Last season, Calgary was 50-21-11 to take top spot in the Pacific Division and post the franchise’s second-best regular season in five decades. But after being knocked out in the second round of the Stanley Cup playoffs by the Edmonton Oilers, the bad news continued into the off-season with the departure of star forward Johnny Gaudreau in free agency, who signed with the Columbus Blue Jackets.
Things took another bad turn when star right-winger Matthew Tkachuk informed the team that he would not sign an extension, putting him in a position to leave as an unrestricted free agent at the end of the upcoming season.
Not about to risk losing two-thirds of what was one of the NHL’s top lines last season, without getting something in return, Flames general manager Brad Treliving pulled the trigger July 22 on a blockbuster sign-and-trade deal with Florida that sent Tkachuk — with an eight-year, $76-million deal agreed to — and a fourth-round pick to the Florida Panthers in exchange for Huberdeau, defenceman MacKenzie Weegar, prospect Cole Schwindt, and a first-round pick.
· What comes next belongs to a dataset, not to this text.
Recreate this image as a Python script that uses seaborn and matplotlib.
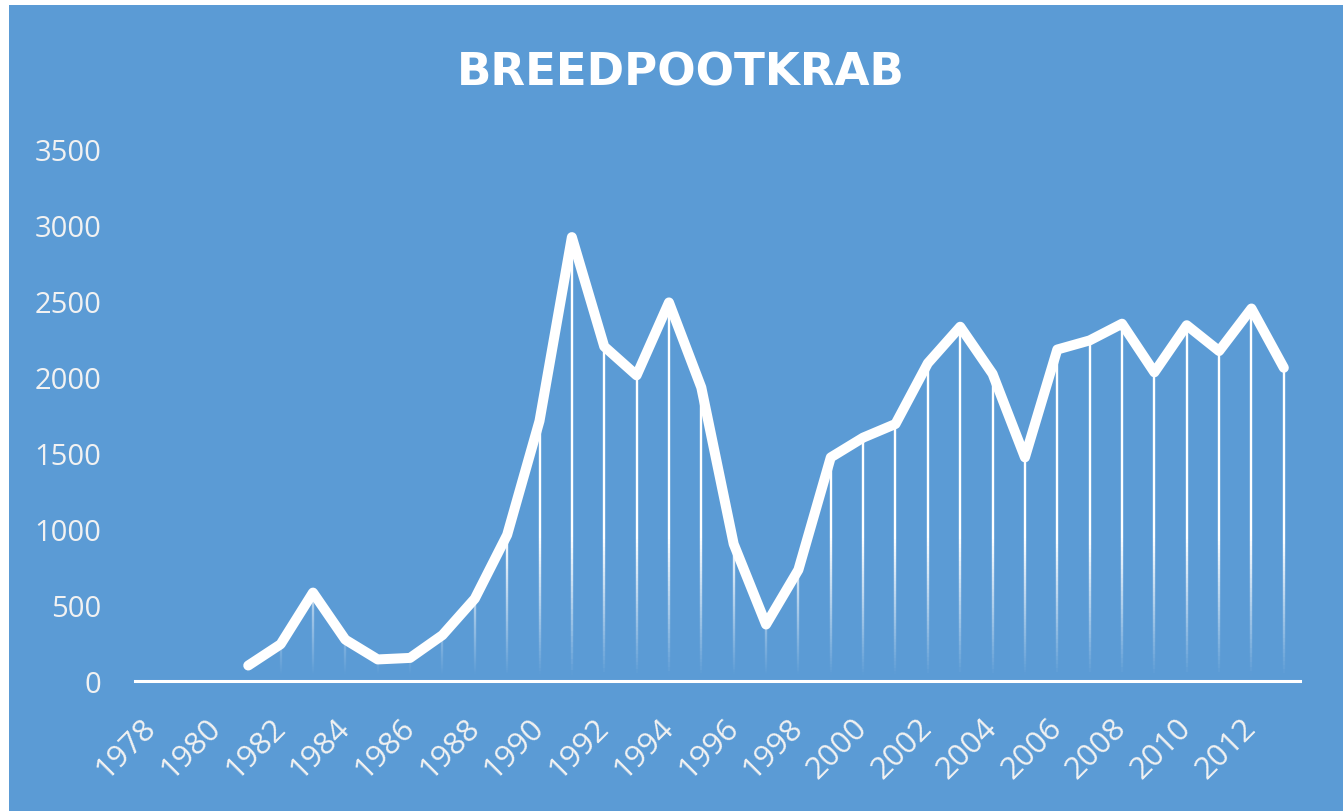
import numpy as np
import pandas as pd
import matplotlib
matplotlib.use("Agg")
import matplotlib.pyplot as plt
from matplotlib.collections import LineCollection
from matplotlib.patches import Rectangle
import seaborn as sns

title = "BREEDPOOTKRAB"
axis_years = list(range(1978, 2014))
years = list(range(1981, 2014))
values = [100, 240, 580, 270, 140, 150, 300, 540, 960, 1710,
          2920, 2200, 2010, 2490, 1930, 900, 370, 730, 1470, 1600,
          1690, 2090, 2330, 2020, 1470, 2180, 2240, 2350, 2030, 2340,
          2170, 2450, 2060]
yticks = [0, 500, 1000, 1500, 2000, 2500, 3000, 3500]

BLUE = "#5B9BD5"
TXT = "#F2F2F2"

sns.set_theme(style="white")
plt.rcParams["font.family"] = ["Open Sans", "DejaVu Sans"]

W, H = 1343, 812
fig = plt.figure(figsize=(W / 100, H / 100), dpi=100, facecolor="white")
fig.patches.append(Rectangle((9 / W, 0), 1 - 9 / W, 1 - 6 / H, transform=fig.transFigure,
                             facecolor=BLUE, edgecolor="none", zorder=-10))
ax = fig.add_axes([135 / W, 1 - 681.7 / H, 1165 / W, (681.7 - 150) / H])
ax.set_facecolor("none")

df = pd.DataFrame({"year": years, "value": values})

# gradient drop lines
segs, cols = [], []
n = 80
for x, v in zip(years, values):
    ys = np.linspace(0, v, n + 1)
    for i in range(n):
        y0, y1 = ys[i], ys[i + 1]
        segs.append([(x, y0), (x, y1)])
        a = np.clip(((y0 + y1) / 2 - 40) / 900, 0, 1)
        cols.append((1, 1, 1, a))
ax.add_collection(LineCollection(segs, colors=cols, linewidths=1.7, zorder=2))

sns.lineplot(data=df, x="year", y="value", color="white", linewidth=7.2, ax=ax,
             zorder=3, solid_joinstyle="round", solid_capstyle="round")

ax.set_xlim(axis_years[0] - 0.5, axis_years[-1] + 0.5)
ax.set_ylim(0, 3500)
ax.set_xlabel("")
ax.set_ylabel("")
for s in ["top", "right", "left"]:
    ax.spines[s].set_visible(False)
ax.spines["bottom"].set_color("white")
ax.spines["bottom"].set_linewidth(2.2)
ax.spines["bottom"].set_zorder(4)

ax.set_yticks(yticks)
ax.set_yticklabels([str(t) for t in yticks])
xt = [y for y in axis_years if y % 2 == 0]
ax.set_xticks(xt)
ax.set_xticklabels([str(y) for y in xt])
ax.tick_params(axis="y", length=0, pad=24, labelsize=21, labelcolor=TXT)
ax.tick_params(axis="x", length=0, pad=30, labelsize=22.5, labelcolor=TXT)
for lab in ax.get_xticklabels():
    lab.set_rotation(45)
    lab.set_ha("right")
    lab.set_va("center")
    lab.set_rotation_mode("anchor")

fig.text(681 / W, 1 - 72.5 / H, title, ha="center", va="center", color="white",
         fontsize=32.5, fontweight="bold", family="DejaVu Sans")

fig.savefig("out.png", dpi=100, facecolor="white")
Less than two weeks later, Huberdeau is no longer a year away from free agency, also, after agreeing to the biggest deal in Flames’ franchise history.
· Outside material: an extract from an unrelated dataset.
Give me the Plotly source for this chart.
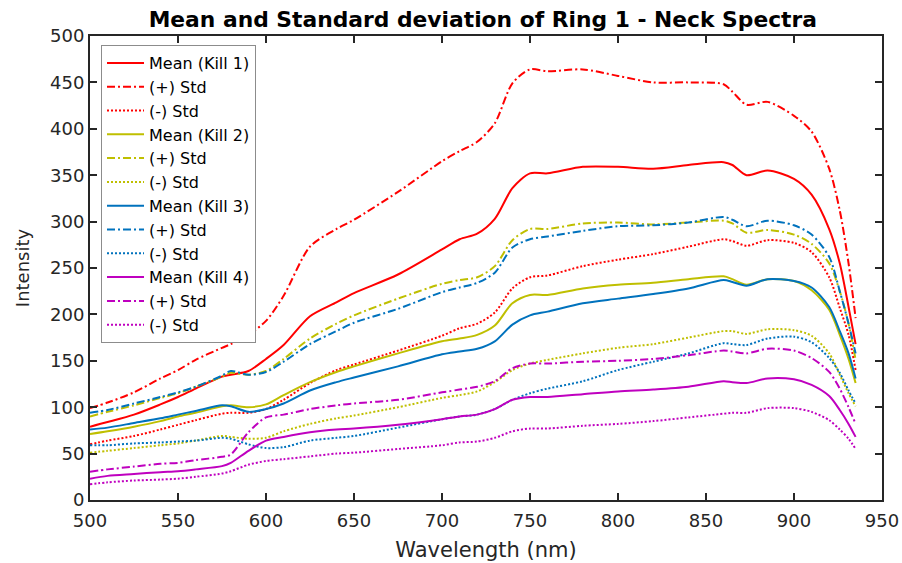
import plotly.graph_objects as go

wavelength = [500, 510, 525, 540, 550, 560, 575, 580, 590, 600, 610, 625, 640, 650, 675,
              700, 710, 720, 730, 740, 750, 760, 780, 800, 820, 840, 860, 865, 873, 885,
              900, 910, 920, 926, 931, 935]

k1_mean = [79, 84, 92, 103, 111, 120, 133, 135, 139, 152, 167, 198, 213, 223, 243,
           270, 281, 287, 303, 336, 352, 352, 359, 359, 357, 361, 364, 361, 350, 355,
           346, 329, 292, 255, 208, 168]
k1_plus = [99, 105, 116, 131, 140, 151, 164, 168, 178, 193, 220, 273, 292, 302, 332,
           365, 376, 386, 406, 449, 464, 462, 464, 457, 450, 450, 448, 440, 426, 429,
           414, 397, 357, 312, 255, 196]
k1_minus = [60, 64, 69, 76, 81, 86, 93, 94, 94, 98, 108, 126, 140, 146, 161,
            177, 185, 190, 202, 228, 240, 242, 252, 259, 265, 273, 281, 279, 274, 280,
            277, 267, 240, 207, 178, 140]

k2_mean = [71, 74, 79, 85, 90, 94, 101, 102, 100, 103, 113, 127, 138, 144, 158,
           171, 174, 178, 188, 212, 221, 221, 228, 232, 234, 238, 241, 238, 232, 238,
           236, 226, 205, 178, 152, 126]
k2_plus = [90, 95, 102, 110, 115, 122, 133, 137, 135, 139, 152, 174, 190, 199, 217,
           233, 237, 240, 252, 280, 292, 292, 298, 299, 297, 299, 301, 298, 288, 291,
           286, 276, 255, 225, 190, 151]
k2_minus = [51, 53, 56, 59, 61, 64, 69, 68, 66, 67, 74, 82, 88, 91, 100,
            110, 113, 117, 127, 140, 147, 151, 158, 164, 168, 175, 182, 182, 179, 184,
            183, 177, 158, 135, 115, 101]

k3_mean = [76, 78, 83, 88, 92, 96, 102, 101, 95, 98, 104, 118, 127, 132, 144,
           157, 160, 163, 171, 189, 199, 203, 212, 217, 222, 228, 237, 235, 231, 238,
           236, 229, 208, 182, 158, 131]
k3_plus = [94, 97, 104, 111, 116, 122, 134, 139, 135, 138, 149, 168, 182, 191, 206,
           224, 229, 234, 245, 272, 281, 284, 290, 295, 296, 299, 305, 302, 295, 301,
           296, 286, 262, 225, 190, 158]
k3_minus = [59, 59, 61, 62, 63, 64, 67, 66, 60, 56, 57, 64, 67, 69, 78,
            87, 90, 92, 98, 108, 115, 120, 128, 140, 149, 158, 169, 168, 167, 174,
            176, 170, 153, 137, 118, 104]

k4_mean = [23, 26, 28, 30, 31, 33, 36.5, 40, 53, 64, 68, 73, 76, 77, 81,
           87, 90, 92, 98, 108, 111, 111, 114, 117, 119, 122, 128, 127, 126, 131,
           130, 124, 112, 97, 82, 68]
k4_plus = [30.5, 33, 36, 39, 40, 43, 46.5, 49, 73, 89, 92, 98, 102, 104, 108,
           116, 119, 122, 128, 142, 147, 147, 149, 150, 152, 156, 161, 160, 158, 163,
           161, 153, 138, 120, 100, 82]
k4_minus = [17, 19, 21, 22, 23, 25, 28.5, 31, 38, 42, 44, 47, 50, 51, 55,
            59, 62, 63, 67, 74, 77, 77, 80, 82, 85, 89, 93, 94, 94, 99,
            99, 95, 86, 76, 66, 55]

series = [
    ("Mean (Kill 1)", k1_mean, "#FF0000", "solid"),
    ("(+) Std", k1_plus, "#FF0000", "dashdot"),
    ("(-) Std", k1_minus, "#FF0000", "dot"),
    ("Mean (Kill 2)", k2_mean, "#BFBF00", "solid"),
    ("(+) Std", k2_plus, "#BFBF00", "dashdot"),
    ("(-) Std", k2_minus, "#BFBF00", "dot"),
    ("Mean (Kill 3)", k3_mean, "#0072BD", "solid"),
    ("(+) Std", k3_plus, "#0072BD", "dashdot"),
    ("(-) Std", k3_minus, "#0072BD", "dot"),
    ("Mean (Kill 4)", k4_mean, "#BF00BF", "solid"),
    ("(+) Std", k4_plus, "#BF00BF", "dashdot"),
    ("(-) Std", k4_minus, "#BF00BF", "dot"),
]

dash_map = {"solid": "solid", "dashdot": "8px,3px,2px,3px", "dot": "2px,2px"}

fig = go.Figure()
for name, vals, color, style in series:
    fig.add_trace(go.Scatter(
        x=wavelength, y=vals, mode="lines", name=name,
        line=dict(color=color, width=2, dash=dash_map[style], shape="spline", smoothing=0.8),
    ))

axis_color = "#262626"
font_family = "DejaVu Sans, Arial, sans-serif"

fig.update_layout(
    width=902, height=563,
    margin=dict(l=90, r=20, t=36, b=63, autoexpand=False),
    paper_bgcolor="white", plot_bgcolor="white",
    title=dict(text="<b>Mean and Standard deviation of Ring 1 - Neck Spectra</b>",
               x=0.496, xref="paper", xanchor="center",
               y=1 - 19 / 563, yref="container", yanchor="middle",
               font=dict(family=font_family, size=21.8, color="black")),
    font=dict(family=font_family, color=axis_color),
    legend=dict(x=0.0139, y=0.9806, xanchor="left", yanchor="top",
                bgcolor="white", bordercolor="#8c8c8c", borderwidth=1,
                font=dict(family=font_family, size=16, color="black"),
                itemwidth=37, tracegroupgap=0, entrywidth=125, entrywidthmode="pixels"),
    showlegend=True,
)

fig.update_xaxes(
    range=[500, 950], dtick=50, tick0=500, automargin=False,
    showline=True, linecolor=axis_color, linewidth=2, mirror="ticks",
    ticks="inside", ticklen=7, tickwidth=1.5, tickcolor=axis_color,
    showgrid=False, zeroline=False, ticklabelstandoff=3,
    tickfont=dict(family=font_family, size=18, color=axis_color),
    title=dict(text="Wavelength (nm)", font=dict(family=font_family, size=21, color=axis_color), standoff=13),
)
fig.update_yaxes(
    range=[0, 500], dtick=50, tick0=0, automargin=False,
    showline=True, linecolor=axis_color, linewidth=2, mirror="ticks",
    ticks="inside", ticklen=7, tickwidth=1.5, tickcolor=axis_color,
    showgrid=False, zeroline=False,
    tickfont=dict(family=font_family, size=18, color=axis_color),
    title=dict(text="Intensity", font=dict(family=font_family, size=18, color=axis_color), standoff=16),
)

fig.write_html("out.html")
“I only had one year left and I was like, you know what, I want a commitment and I want to turn the page for good and focus on the new team,” Huberdeau said. “I thought it was a great fit for me, great city to play in, that's why I wanted to get it done.”
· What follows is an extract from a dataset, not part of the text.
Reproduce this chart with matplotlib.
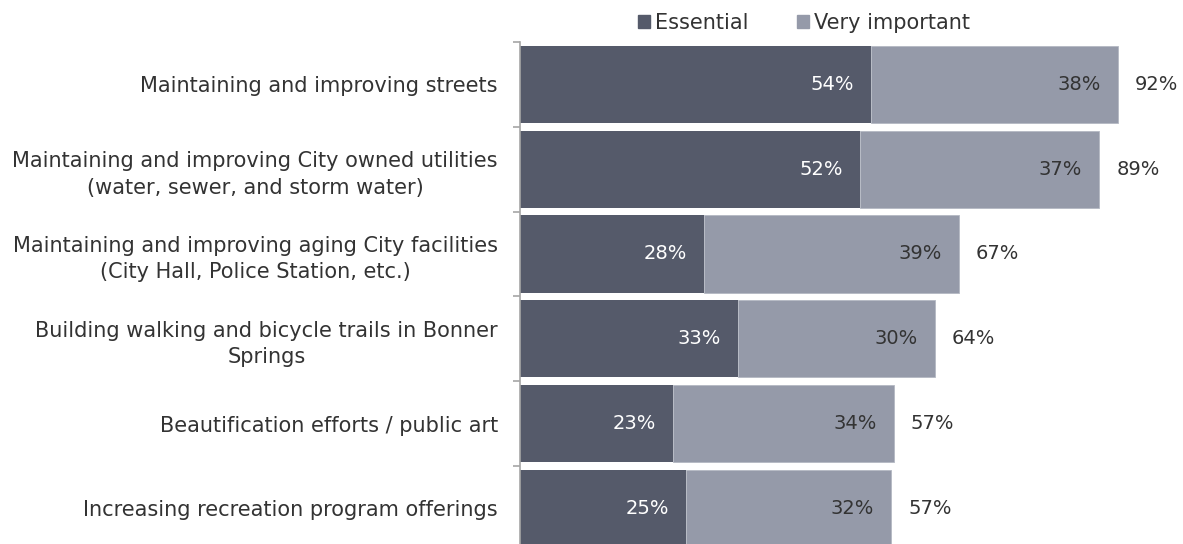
import numpy as np
import matplotlib.pyplot as plt
from matplotlib.patches import Patch
from matplotlib.ticker import FixedLocator

categories = [
    'Maintaining and improving streets',
    'Maintaining and improving City owned utilities\n(water, sewer, and storm water)',
    'Maintaining and improving aging City facilities\n(City Hall, Police Station, etc.)',
    'Building walking and bicycle trails in Bonner\nSprings',
    'Beautification efforts / public art',
    'Increasing recreation program offerings',
]
# bar lengths (percent)
essential = [54.0, 52.3, 28.3, 33.5, 23.5, 25.5]
very_important = [38.0, 36.8, 39.2, 30.3, 34.0, 31.6]
# printed labels
essential_lbl = ['54%', '52%', '28%', '33%', '23%', '25%']
very_lbl = ['38%', '37%', '39%', '30%', '34%', '32%']
total_lbl = ['92%', '89%', '67%', '64%', '57%', '57%']

dark = '#555a6a'
light = '#959aa9'
txt = '#333333'

W, H = 1183, 544
fig = plt.figure(figsize=(W / 100, H / 100), dpi=100)
ax = fig.add_axes([520 / W, 0, 650 / W, (H - 42) / H])

y = np.arange(len(categories))
ess = np.array(essential)
vi = np.array(very_important)
ax.barh(y, ess, height=0.91, color=dark, label='Essential')
ax.barh(y, vi, left=ess, height=0.91, color=light, edgecolor='#b4b8c3',
        linewidth=0.6, label='Very important')

px = 100 / 650  # one pixel in data units (xlim 0..100)
for i in range(len(y)):
    ax.text(ess[i] - 17 * px, y[i], essential_lbl[i], ha='right', va='center',
            color='white', fontsize=14)
    ax.text(ess[i] + vi[i] - 17 * px, y[i], very_lbl[i], ha='right', va='center',
            color=txt, fontsize=14)
    ax.text(ess[i] + vi[i] + 17 * px, y[i], total_lbl[i], ha='left', va='center',
            color=txt, fontsize=14)

ax.set_xlim(0, 100)
ax.set_ylim(5.42, -0.5)
ax.set_xticks([])
ax.set_yticks(y)
ax.set_yticklabels(categories, fontsize=15, color=txt, ha='right', linespacing=1.4)
ax.tick_params(axis='y', which='major', length=0, pad=16)
for lab in ax.get_yticklabels():
    lab.set_multialignment('center')
ax.yaxis.set_minor_locator(FixedLocator(np.arange(-0.5, 5.0, 1.0)))
ax.tick_params(axis='y', which='minor', length=5, width=1.2, color='#a6a6a6', direction='out')

for s in ['top', 'right', 'bottom']:
    ax.spines[s].set_visible(False)
ax.spines['left'].set_color('#a6a6a6')
ax.spines['left'].set_linewidth(1.2)

handles = [Patch(color=dark, label='Essential'), Patch(color=light, label='Very important')]
fig.legend(handles=handles, loc='center', bbox_to_anchor=(804 / W, 1 - 23 / H), ncol=2,
           frameon=False, fontsize=15, handlelength=0.6, handleheight=0.6,
           handletextpad=0.25, columnspacing=2.3, labelcolor=txt)

fig.savefig('out.png', dpi=100)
The signing comes just a few days after Treliving flew to Montreal to meet Huberdeau in person over dinner, a gesture that was appreciated and influential on the 29-year-old’s decision.
“He didn't have to do that, we could have had a Zoom or something like that, but I think in person, that's how you get to know someone better and I appreciated him taking the time to come and see me from Calgary, it’s not a short flight,” said Huberdeau. “We just had a great conversation, and he flew back right after. That made me think that they really care about me and they want me to stay here.”
For Huberdeau, who will be 30 when the contract kicks in, the $10.5-million annual average value is a hefty raise from his current six-year deal that pays him $5.9-million annually. It also concludes a wild stretch for Huberdeau, who had been part of the Panthers organization for 11 years after being selected third overall in the 2011 NHL Draft.
“Emotionally, it's been a roller-coaster for the past few weeks,” Huberdeau admitted. “Obviously, the shock of the trade, I was a little down, but at the end of the day, you want to look forward in life and that's what I told myself and my family. It was important to turn the page.”
In Calgary, Huberdeau will continue to pursue post-season success, which has mostly eluded him in his pro career so far. In his 10 years with the Panthers, he only made the post-season three times and last year’s second-round exit was the only trip beyond the first round.
It will also be the first time the Montreal native will be playing in a Canadian market since 2012 when he wrapped up his junior hockey career with the Saint John Sea Dogs.
He says his mom and dad can’t wait to head out west and check out his new city.
“They were really excited,” Huberdeau said about his parents, who will be on hand at the Scotiabank Saddledome when Calgary opens the season on Oct. 13 against the reigning Stanley Cup champion Colorado Avalanche. “It's a big chapter in my life and they're going to follow me anywhere I go, but obviously they're going to be there. They've already booked their flights.”
Coming off a career-best 115-point season in which Huberdeau tied Gaudreau for second in league scoring, the six-foot-one forward is eager to get back at it.
“Just excited to get going,” he said. “Now that the business side is out of it, it's go win some games.”